If this were simply a miracle story, told to demonstrate the power of Jesus over nature, it might well end right after Jesus stills the storm. But it does not end there, there is more to come. Jesus asks “Why are you afraid?” Have you still no faith?” When we translate the adjective “afraid” we find it holds several meanings, including “timid” or “fearful” which conveys not simply fear but lack of courage. Therefore, faith for Mark means not simply an intellectual knowing but also, trust in God along with action when faced with serious threats to life and well-being. We recall the actions of the shepherd boy David. Faith is not just believing something to be true but acting as though it is true whether we accept it to be so, intellectually, or not. The opposite of faith is fear, the inability to act.
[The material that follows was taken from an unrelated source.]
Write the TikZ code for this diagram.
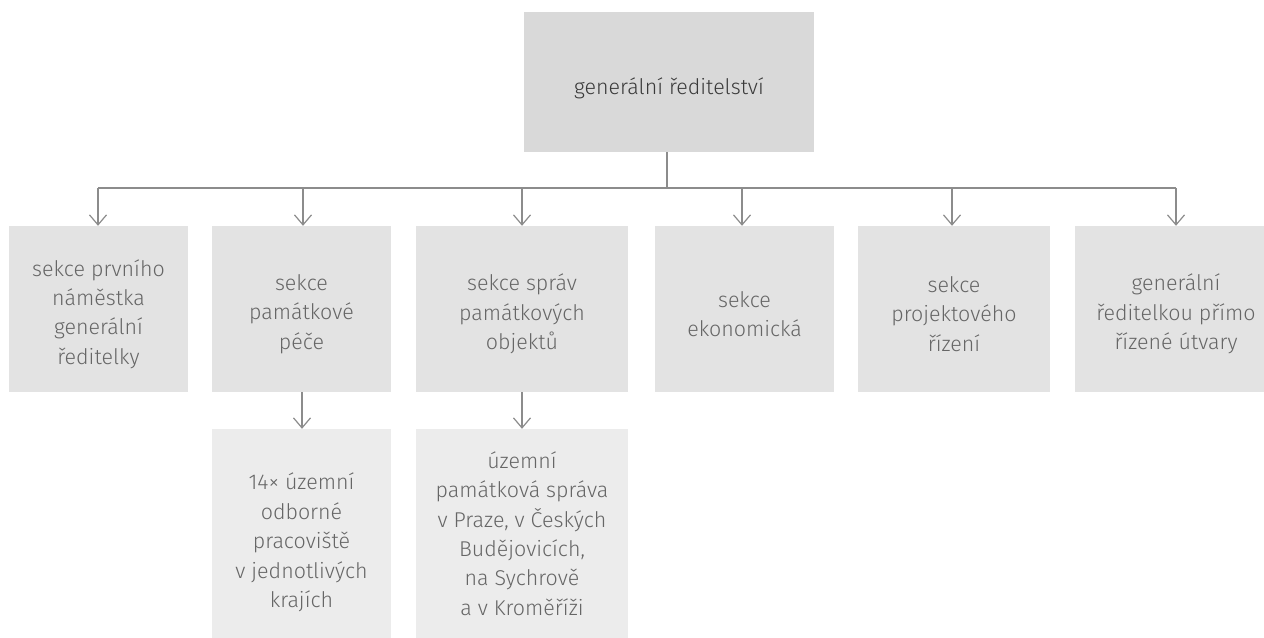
\documentclass[tikz,border=0pt]{standalone}
\usepackage{fontspec}
\setmainfont{Fira Sans Light}
\usetikzlibrary{arrows.meta}
\definecolor{topfill}{HTML}{D9D9D9}
\definecolor{secfill}{HTML}{E3E3E3}
\definecolor{subfill}{HTML}{ECECEC}
\definecolor{linecol}{HTML}{8C8C8C}
\definecolor{txtcol}{HTML}{666666}
\definecolor{toptxt}{HTML}{3A3A3A}
\tikzset{
  box/.style={fill=#1, draw=none, inner sep=0pt},
  arr/.style={draw=linecol, line width=1.2bp, -{Straight Barb[length=10bp,width=17bp,line width=1.2bp]}},
  bus/.style={draw=linecol, line width=1.2bp},
  txt/.style={inner sep=0pt, align=center, text=txtcol, font=\fontsize{21.5}{29.5}\selectfont},
}
\begin{document}
\begin{tikzpicture}[x=1bp,y=-1bp]
\useasboundingbox[fill=white] (0,0) rectangle (1264,638);
% top
\node[box=topfill, minimum width=290bp, minimum height=140bp] (top) at (669,82) {};
\node[txt, text=toptxt] (topt) at ([yshift=-6bp]top.center) {generální ředitelství};
% sections
\node[box=secfill, minimum width=179bp, minimum height=166bp] (s1) at (98.5,309) {};
\node[box=secfill, minimum width=179bp, minimum height=166bp] (s2) at (301.5,309) {};
\node[box=secfill, minimum width=212bp, minimum height=166bp] (s3) at (522,309) {};
\node[box=secfill, minimum width=179bp, minimum height=166bp] (s4) at (744.5,309) {};
\node[box=secfill, minimum width=192bp, minimum height=166bp] (s5) at (954,309) {};
\node[box=secfill, minimum width=202bp, minimum height=166bp] (s6) at (1176,309) {};
\node[txt] (s1t) at ([yshift=-5bp]s1.center) {sekce prvního\\náměstka\\generální\\ředitelky};
\node[txt] (s2t) at ([yshift=-5bp]s2.center) {sekce\\památkové\\péče};
\node[txt] (s3t) at ([yshift=-5bp]s3.center) {sekce správ\\památkových\\objektů};
\node[txt] (s4t) at ([yshift=-5bp]s4.center) {sekce\\ekonomická};
\node[txt] (s5t) at ([yshift=-5bp]s5.center) {sekce\\projektového\\řízení};
\node[txt] (s6t) at ([yshift=-5bp]s6.center) {generální\\ředitelkou přímo\\řízené útvary};
% sub boxes
\node[box=subfill, minimum width=179bp, minimum height=209bp] (u1) at (301.5,533.5) {};
\node[box=subfill, minimum width=212bp, minimum height=209bp] (u2) at (522,533.5) {};
\node[txt] (u1t) at ([yshift=-9bp]u1.center) {14× územní\\odborné\\pracoviště\\v jednotlivých\\krajích};
\node[txt] (u2t) at (u2.center) {územní\\památková správa\\v Praze, v Českých\\Budějovicích,\\na Sychrově\\a v Kroměříži};
% bus
\coordinate (j) at (667,188);
\coordinate (b1) at (98,188);
\coordinate (b2) at (303,188);
\coordinate (b3) at (522,188);
\coordinate (b4) at (742,188);
\coordinate (b5) at (952,188);
\coordinate (b6) at (1176,188);
\draw[bus] (top.south -| j) -- (j);
\draw[bus] (b1) -- (b6);
\draw[arr] (b1) -- (b1 |- s1.north);
\draw[arr] (b2) -- (b2 |- s2.north);
\draw[arr] (b3) -- (b3 |- s3.north);
\draw[arr] (b4) -- (b4 |- s4.north);
\draw[arr] (b5) -- (b5 |- s5.north);
\draw[arr] (b6) -- (b6 |- s6.north);
\coordinate (c2) at (302,0);
\draw[arr] (s2.south -| c2) -- (u1.north -| c2);
\draw[arr] (s3.south) -- (u2.north);
\end{tikzpicture}
\end{document}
Faith requires action and faith is that which allows us and institutions like the church to be the non-anxious presence in the midst of a culture of anxiety and fear.  Paul today another non-anxious leader gives us a list of how-to’s for those who would commit David like acts of crazy love and wild faithfulness. Paul is ever quick to remind us that God doesn’t promise deliverance from the anxieties of life, but that our faith will give us the inner armor we need to enter and persevere in the fight for love. Beyond faith, we are to arm ourselves with “innocence, knowledge, patience, and kindness in the Holy Spirit, in sincere love, with the message of truth and the power of God” and “the weapons of justice in both right and left hand.”

In this way, the power of fear is broken and the light of saving love begins to change things from the inside out, through relationships, and in the building of community and connections that honor the worth of each of God’s beloved children. As Paul encouraged the people of Corinth, hearts open to the power and faithfulness of God, that don’t restrict affections or guard against the call of the Spirit to wild acts of love, are hearts that are ready to face whatever chaos comes, and to be vessels of God’s work in the world as non-anxious faith-driven leaders. May the God who armed David for the battle and, through Jesus Christ, who calmed the raging storm, be in us to conquer our fears and set us on the course to a greater faith, a boundless hope, and a passionate, healing love of all humankind.